The best Christmas movie of all time was initially intended to be a sequel. Actually, it was intended as a sequel to two completely different movies. While Bruce Willis is currently iconic as John McClane (and because of that, one of the best action stars of our generation), the role was offered to Arnold Schwarzenegger before him, who turned it down. In fact, almost every famous action star of the era turned it down, before finally some coked-up producer decided to let that comedic actor from TV star in it. Now we have Bruce Willis as John McClane, and the world is a better place for it. I maintain that while Bruce Willis is damn near perfect, I would have preferred the role go to the man it was (technically) originally intended for: a 72-year-old Frank Sinatra.
Seriously, because DIE HARD was adapted from a novel called Nothing Lasts Forever, the sequel to The Detective, which was adapted into 1968's THE DETECTIVE starring Frank Sinatra, Fox was legally obligated to offer the lead to Sinatra. He turned it down, though, and it would be another 22 years before the world unanimously decided that idea would have been hilarious and we got THE EXPENDABLES, which ironically co-stars Bruce Willis. Full circle, baby.
I wasn't joking about this being the best Christmas movie of all time, either. There is a tradition in my family: every Christmas Eve, we all get together for the first time in a year (we usually have trouble getting everyone back home for Thanksgiving, what with dumb husbands and shit getting in the way), get a little tipsy, and watch LOVE ACTUALLY while I complain that LOVE ACTUALLY sucks and we should have watched DIE HARD. Then I fall asleep during LOVE ACTUALLY, because as I said before, LOVE ACTUALLY sucks.
Hans Gruber is one of the greatest Hollywood villains of all time. He's not actually scary, like Buffalo Bill, or the actual evil we get from Damien Thorn, or some combination of the two like Jack Torrance, or even a Darth Vader-esque villain. He's an intelligent, well-spoken, good-looking European terrorist. He's Hollywood's wet dream! In an ostensibly anarchist modus operandi, Gruber pretends to be a terrorist trying to punish the Nakatomi Corporation for its greed. But instead, he just wants to fuck shit up while also getting paid; his actual goal is to steal the $640 million in bearer bonds (which I learned all about from Archer!) from the vault. It is a clever ploy that turns the typical Hollywood villain on its head, and an original plot point that we wouldn't see for another 7 years, before disappearing forever.

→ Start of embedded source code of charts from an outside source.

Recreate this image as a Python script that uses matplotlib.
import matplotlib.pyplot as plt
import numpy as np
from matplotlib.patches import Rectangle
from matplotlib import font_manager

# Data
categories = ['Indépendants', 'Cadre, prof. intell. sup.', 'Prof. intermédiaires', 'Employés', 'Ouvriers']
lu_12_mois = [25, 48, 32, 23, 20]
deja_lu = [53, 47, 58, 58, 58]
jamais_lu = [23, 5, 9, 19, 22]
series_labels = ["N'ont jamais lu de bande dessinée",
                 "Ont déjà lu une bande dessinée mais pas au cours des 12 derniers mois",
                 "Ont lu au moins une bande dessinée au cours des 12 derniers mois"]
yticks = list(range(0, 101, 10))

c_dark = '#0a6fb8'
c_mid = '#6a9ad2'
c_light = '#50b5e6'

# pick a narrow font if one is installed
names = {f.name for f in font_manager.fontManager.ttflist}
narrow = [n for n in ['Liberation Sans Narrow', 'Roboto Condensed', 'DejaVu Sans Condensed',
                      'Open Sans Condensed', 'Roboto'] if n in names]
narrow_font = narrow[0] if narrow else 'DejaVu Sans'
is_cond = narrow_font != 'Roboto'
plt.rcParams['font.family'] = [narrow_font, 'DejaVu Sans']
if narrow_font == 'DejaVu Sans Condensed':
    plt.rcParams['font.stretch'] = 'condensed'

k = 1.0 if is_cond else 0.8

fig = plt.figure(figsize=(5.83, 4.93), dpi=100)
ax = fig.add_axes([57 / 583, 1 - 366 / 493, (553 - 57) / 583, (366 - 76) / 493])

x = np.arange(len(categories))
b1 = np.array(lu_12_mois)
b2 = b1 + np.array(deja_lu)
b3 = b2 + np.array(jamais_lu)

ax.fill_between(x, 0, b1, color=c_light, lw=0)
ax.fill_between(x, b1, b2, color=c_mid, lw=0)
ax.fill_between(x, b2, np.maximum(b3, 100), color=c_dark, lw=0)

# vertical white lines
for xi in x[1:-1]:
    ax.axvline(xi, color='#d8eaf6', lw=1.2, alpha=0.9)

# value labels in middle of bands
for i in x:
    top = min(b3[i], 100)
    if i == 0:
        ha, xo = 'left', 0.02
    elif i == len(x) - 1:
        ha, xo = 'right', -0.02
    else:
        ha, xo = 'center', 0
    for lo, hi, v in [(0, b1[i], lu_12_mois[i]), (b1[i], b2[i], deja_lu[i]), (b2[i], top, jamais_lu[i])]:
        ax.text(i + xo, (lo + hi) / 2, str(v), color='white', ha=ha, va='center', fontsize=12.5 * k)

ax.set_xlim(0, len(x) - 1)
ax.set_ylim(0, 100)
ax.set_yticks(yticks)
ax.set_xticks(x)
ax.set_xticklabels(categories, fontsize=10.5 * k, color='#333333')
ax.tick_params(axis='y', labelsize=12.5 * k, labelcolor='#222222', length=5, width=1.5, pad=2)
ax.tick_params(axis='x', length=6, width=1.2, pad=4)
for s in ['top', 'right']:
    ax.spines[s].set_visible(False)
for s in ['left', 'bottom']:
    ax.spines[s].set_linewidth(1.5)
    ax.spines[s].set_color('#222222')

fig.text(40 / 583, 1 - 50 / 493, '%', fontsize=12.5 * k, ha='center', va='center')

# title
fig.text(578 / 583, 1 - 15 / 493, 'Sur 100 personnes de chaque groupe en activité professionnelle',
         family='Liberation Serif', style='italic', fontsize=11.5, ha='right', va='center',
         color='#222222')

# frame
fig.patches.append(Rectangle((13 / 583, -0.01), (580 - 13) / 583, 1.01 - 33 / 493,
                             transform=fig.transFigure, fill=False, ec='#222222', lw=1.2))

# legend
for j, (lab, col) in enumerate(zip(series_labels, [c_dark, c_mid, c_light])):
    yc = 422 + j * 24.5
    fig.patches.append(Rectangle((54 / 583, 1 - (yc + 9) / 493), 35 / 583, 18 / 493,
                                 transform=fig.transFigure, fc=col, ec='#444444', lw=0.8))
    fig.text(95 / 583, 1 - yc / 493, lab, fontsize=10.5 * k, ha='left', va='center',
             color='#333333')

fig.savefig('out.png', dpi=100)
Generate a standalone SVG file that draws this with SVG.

No review of DIE HARD would be complete without discussion of Argyle, the true hero of the story. Sure, John McClane single-handedly liberates the plaza from terrorists that are just in it for the money (and who isn't?), and Al Powell saves McClane by shooting that guy at the end (overcoming his hurdle of using his service revolver after that one time he shot a kid in the face). But Argyle truly rescues everyone when he gets drunk in his limo by himself. He realizes he's been locked into the garage by terrorists, so he drunkenly rams his car into an ambulance and punches the driver, who turns out to be one of Gruber's henchmen, and steals an ambulance to use as their getaway car. So it works out for Argyle, who avoids a DUI, hit and run, attempted vehicular homicide, assault and battery charges, and instead probably gets a medal or something. Or maybe he just stands nearby while John McClane (the Luke Skywalker of DIE HARD) and Sgt. Al Powell (Han Solo, because he shoots first) get their medals, and nobody recognizes the heroism of the poor limo driver (or Millennium Falcon pilot), just because he happened to be getting sauced off of the booze provided for the customer. You think Chewbacca was sober every time he flew the Millennium Falcon?